Real Democracy Takes Guts

'Very few people really care about freedom, about liberty, about the truth, very few. Very few people have guts, the kind of guts on which a real democracy has to depend. Without people with that sort of guts a free society dies or cannot be born.'
--the indomitable 88-year-old novelist and Nobel laureate Doris Lessing, in The Golden Notebook. To learn more about the life & times of the self-educated Lessing, who dropped out of high school at the age of 15, you can go here. Like all great writers, she resists classification. While many regard Notebook, published in 1962, as a pathbreaking feminist tract and its author as a feminist icon, she spoke out in this interview with the Guardian, saying "I find myself increasingly shocked at the unthinking and automatic rubbishing of men which is now so part of our culture that it is hardly even noticed."

6 Comments:

At 12:53 PM, Anonymous Buster said...

By the way, how's that ombudsman at the New York Times working out?

Kristol commits major error in NYT column.

 
At 1:02 PM, Blogger John Ettorre said...

The only positive outcome of giving that right-wing clown Kristol such valuable real estate is how much he's embarrassed himself with a series of these kinds of factual errors, which have made him look even sillier than he already did.

As for the current NYT ombudsman (or reader's rep, as he's formally called), the jury is still out, but I've seen nothing to dissuade me from believing that he was a good and possibly even great choice. On the other hand, everyone who succeeds the first guy, Dan Okrent, is going to be challenged to fill the shoes, while just about anyone can look good in comparison to the second guy, Byron Calame, who was mostly a bust.

Glad to see you back in comments, dear Buster. The conversation around here just isn't the same without you.

 
At 1:15 PM, Anonymous (I mean) Mr. Bluster said...

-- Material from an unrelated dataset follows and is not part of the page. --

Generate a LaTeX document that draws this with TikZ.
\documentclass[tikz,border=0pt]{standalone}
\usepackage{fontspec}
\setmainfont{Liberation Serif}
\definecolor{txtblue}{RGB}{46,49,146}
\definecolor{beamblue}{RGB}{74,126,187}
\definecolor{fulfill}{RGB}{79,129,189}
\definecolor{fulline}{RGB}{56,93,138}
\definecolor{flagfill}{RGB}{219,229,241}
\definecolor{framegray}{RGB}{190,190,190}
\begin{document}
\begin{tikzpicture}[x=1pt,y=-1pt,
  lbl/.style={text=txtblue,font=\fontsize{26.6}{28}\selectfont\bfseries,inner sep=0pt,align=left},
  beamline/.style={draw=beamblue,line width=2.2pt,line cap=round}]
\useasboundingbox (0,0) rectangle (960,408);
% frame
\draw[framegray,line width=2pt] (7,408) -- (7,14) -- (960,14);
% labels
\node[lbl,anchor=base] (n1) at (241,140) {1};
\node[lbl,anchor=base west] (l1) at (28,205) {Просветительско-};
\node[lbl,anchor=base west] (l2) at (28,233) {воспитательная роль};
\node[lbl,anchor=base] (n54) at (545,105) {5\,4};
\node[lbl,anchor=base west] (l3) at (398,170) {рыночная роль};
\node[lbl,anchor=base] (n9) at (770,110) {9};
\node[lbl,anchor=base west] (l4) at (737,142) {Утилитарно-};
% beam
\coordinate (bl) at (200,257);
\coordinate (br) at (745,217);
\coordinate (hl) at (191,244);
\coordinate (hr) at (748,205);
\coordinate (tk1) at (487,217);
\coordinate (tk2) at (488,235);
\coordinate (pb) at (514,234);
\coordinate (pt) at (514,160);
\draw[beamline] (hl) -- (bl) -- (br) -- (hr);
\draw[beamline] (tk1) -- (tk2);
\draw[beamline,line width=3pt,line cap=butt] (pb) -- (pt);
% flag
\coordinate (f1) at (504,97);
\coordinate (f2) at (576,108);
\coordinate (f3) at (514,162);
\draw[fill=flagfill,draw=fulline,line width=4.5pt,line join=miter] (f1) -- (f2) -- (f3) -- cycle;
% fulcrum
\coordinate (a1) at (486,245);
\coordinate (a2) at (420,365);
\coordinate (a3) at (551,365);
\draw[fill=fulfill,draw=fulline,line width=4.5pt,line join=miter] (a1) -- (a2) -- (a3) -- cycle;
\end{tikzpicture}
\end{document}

Apparently the "readers' rep," Clark Hoyt, writes a column twice a month. That's it. There is no institutional soul-searching nor garment-rending going on.

I think the Times simply bought themselves some cheap insulation from criticism for a time by hiring Hoyt, no matter what fine credentials he had. He doesn't seem to be much of a firebrand.

 
At 1:20 PM, Blogger John Ettorre said...

No, at least not compared to the first guy. And the decision to hire Kristol, by all reports, was the publisher's alone. And no doubt not popular among large portions of the staff, no doubt among a majority. But you know the saying that "he who has the gold rules." So I wouldn't saddle the entire organization with that decision. It was one guy at the top who made it, and who thus bears responsibility for it.

 
At 2:41 PM, Anonymous Mr. Bluster said...

Don't say "bear" today, or readers are likely to get "stern" with you.

 
At 2:49 PM, Blogger John Ettorre said...

That story leaves you shaking your head. Here's an investment house that made it through the Great Depression, but folds now, sold in a fire sale for $2 a share. It sure makes you pause and wonder about what's next for this economy. If only we had a president with the ability to inject confidence, rather than the second coming of poor, clueless Herbert Hoover.